Hay otra desertificación no menos preocupante que la provocada por el cambio climático. Pero de esa poco se habla. Es la desertificación interior producida por la tendencia (hoy global) a la primacía de lo uniforme. François Jullien, filósofo francés que estuvo la semana pasada en nuestro país, lo resume muy bien: “En los cuatro puntos cardinales se encontrarán inevitablemente los mismos escaparates, los mismos hoteles, los mismos carteles de dicha y consumo (…) Pero si en efecto hay dictadura es porque la uniformización no se limita a los bienes materiales, sino que invade el imaginario (...)”. Cuando llegamos a una ciudad y visitamos un mall, nos damos cuenta de que es prácticamente igual a los otros malls de otras latitudes. Ocurre lo mismo con los aeropuertos. Y empieza a pasar también con los hoteles. Pesadilla: nos despertamos en la noche y no sabemos dónde estamos. Los hoteles de las grandes cadenas han pasado a ser sucursales de Lo Mismo, el reino de lo Uniforme. Y en las ciudades, renombrados arquitectos diseminan sus mismas torres en Dubái, Santiago o Beijing, sin dialogar con la especificidad de cada paisaje. Arquitectura uniforme, urbanismo uniforme.
François Jullien, alojado en uno de esos hoteles en serie, en Santiago, nos reclama porque en su habitación no hay escritorio ni lámpara para escribir o leer. Como si ya no hubiera lectores ni escribientes: leer empieza a ser una expresión de lo “diferente”, de lo que resiste a lo uniforme. Pero también las cadenas de librerías reemplazan a las librerías con identidad propia y, en un mercado editorial homogéneo, las editoras independientes luchan por sobrevivir en el extenso y asfixiante mar de lo indistinto. El “boliche” del barrio cierra sus puertas, el bistrot es reemplazado por un restaurante de comida rápida y la fisonomía del barrio entrañable donde vivíamos comienza a desdibujarse, dejándonos extraviados en el desierto de lo igual. ¿No es eso lo más cercano al Infierno?

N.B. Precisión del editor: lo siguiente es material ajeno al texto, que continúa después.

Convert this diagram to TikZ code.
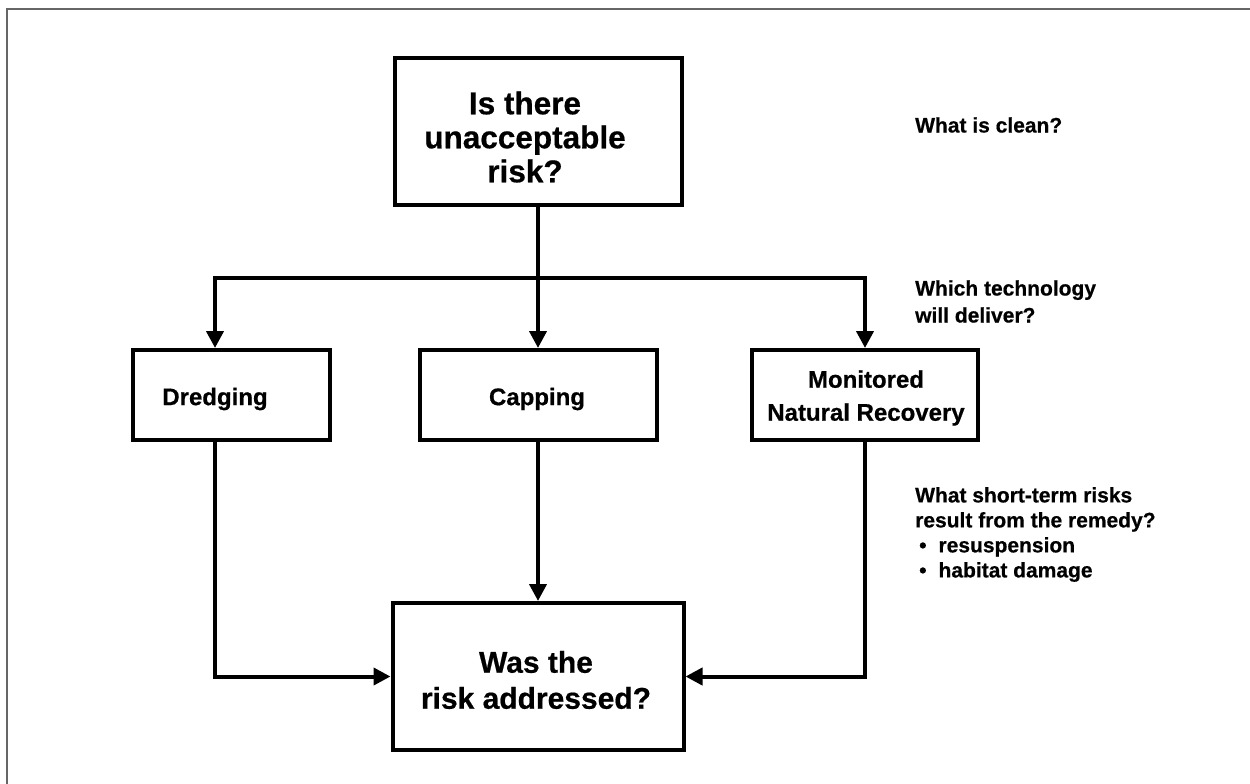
\documentclass[tikz,border=0pt]{standalone}
\usepackage{fontspec}
\setmainfont{Liberation Sans}[BoldFeatures={FakeBold=0.6}]
\usetikzlibrary{arrows.meta}
\definecolor{framegray}{HTML}{666666}
\begin{document}
\begin{tikzpicture}[x=1pt,y=-1pt,
  box/.style={draw=black, line width=4pt, inner sep=0pt},
  flow/.style={line width=4pt, -{Triangle[length=17pt,width=17pt]}},
  boxtext/.style={inner sep=0pt, align=center, font=\bfseries\fontsize{24}{33}\selectfont},
  note/.style={anchor=west, align=left, inner sep=0pt, font=\bfseries\fontsize{21}{25}\selectfont},
]
\useasboundingbox (0,0) rectangle (1250,784);
\fill[white] (0,0) rectangle (1250,784);
% page frame
\draw[line width=2.5pt, color=framegray] (7,790) -- (7,9) -- (1256,9);

% question boxes
\node[box, minimum width=287pt, minimum height=147pt] (risk) at (538,131.5) {};
\node[boxtext, font=\bfseries\fontsize{31.5}{34}\selectfont] (riskLabel) at (525,137)
      {Is there\\unacceptable\\risk?};
\node[box, minimum width=291pt, minimum height=147pt] (verdict) at (538,676.5) {};
\node[boxtext, font=\bfseries\fontsize{30}{36}\selectfont] (verdictLabel) at (536,680)
      {Was the\\risk addressed?};

% remedy boxes
\node[box, minimum width=197pt, minimum height=90pt] (dredge) at (231.5,395) {};
\node[boxtext] (dredgeLabel) at (215,399) {Dredging};
\node[box, minimum width=237pt, minimum height=90pt] (capping) at (538,395) {};
\node[boxtext] (cappingLabel) at (537,399) {Capping};
\node[box, minimum width=226pt, minimum height=90pt] (mnr) at (865,395) {};
\node[boxtext] (mnrLabel) at (866,398) {Monitored\\Natural Recovery};

% connectors
\coordinate (split) at (538,278);
\draw[flow] (risk.south) -- (capping.north);
\draw[flow] (split) -| ([xshift=-16.5pt]dredge.north);
\draw[flow] (split) -| (mnr.north);
\draw[flow] ([xshift=-16.5pt]dredge.south) |- (verdict.west);
\draw[flow] (capping.south) -- (verdict.north);
\draw[flow] (mnr.south) |- (verdict.east);

% side questions
\node[note] (clean) at (915,125) {What is clean?};
\node[note, font=\bfseries\fontsize{21}{27}\selectfont] (tech) at (915,301.5)
      {Which technology\\will deliver?};
\node[note] (shortterm) at (915,534.5)
      {What short-term risks\\result from the remedy?\\
       \hspace*{4pt}\textbullet\hspace{12pt}resuspension\\
       \hspace*{4pt}\textbullet\hspace{12pt}habitat damage};
\end{tikzpicture}
\end{document}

Pero lo que más debiera alarmarnos de esta otra “desertificación” es la uniformización de lo imaginario que señala Jullien. Cuando comenzamos a pensar, sentir lo mismo, cuando los antiguos héroes “distintos” de nuestra infancia (Ogú y Mampato en el caso de nosotros, niños chilenos de los 70) son reemplazados por arquetipos de videojuegos de una falsa universalidad. Porque lo uniforme es la perversión de lo universal. En el ámbito intelectual, también asistimos a algo parecido. Así, por ejemplo, el mercado de la autoayuda (igual en todas partes) sustituye a la filosofía y a la sabiduría: la estandarización espiritual hoy campea y no es lo mismo que “la sabiduría perenne” y universal de la que hablaba Aldous Huxley.
Por eso es tan importante sostener lo singular, lo diferente. Una forma de resistencia posible es el no aceptar que todo el mundo termine por comunicarse en un solo idioma universal, un inglés neutro ,“lingua franca” de lo Uniforme. La riqueza de “traducirse”, y de intentar hacerlo desde la propia lengua, no debe perderse. Por eso, la Traducción es hoy una de las actividades más relevantes para que Babel no se rinda ante el “globish”. ¡Viva la riqueza de Babel! Los chilenos, por ejemplo, debiéramos aprender rudimentos de mapunzungún… Y el latín y el griego debieran regresar ante la dictadura de las “lenguas útiles”. Pero la educación también se uniformiza: los rankings, protocolos y papers asfixian todo pensar vivo. ¿No es ese el más grande de todos los peligros, la peor de las desertificaciones? ¿Pero quién habla de ello, por qué no aparece como peligro? Porque ya ha penetrado en nuestro interior, porque comenzamos a sentirnos cómodos en Lo Mismo, en un Mundo Feliz y Uniforme. Cuánta razón tenía Nietzsche cuando decía, en 1888: “El desierto avanza. ¡Ay del que en su alma alberga desiertos!”. Mientras no dejemos de exclamar “¡Ay!”, desde lo singular que somos, ante la sequía de lo homogéneo, no todo está perdido.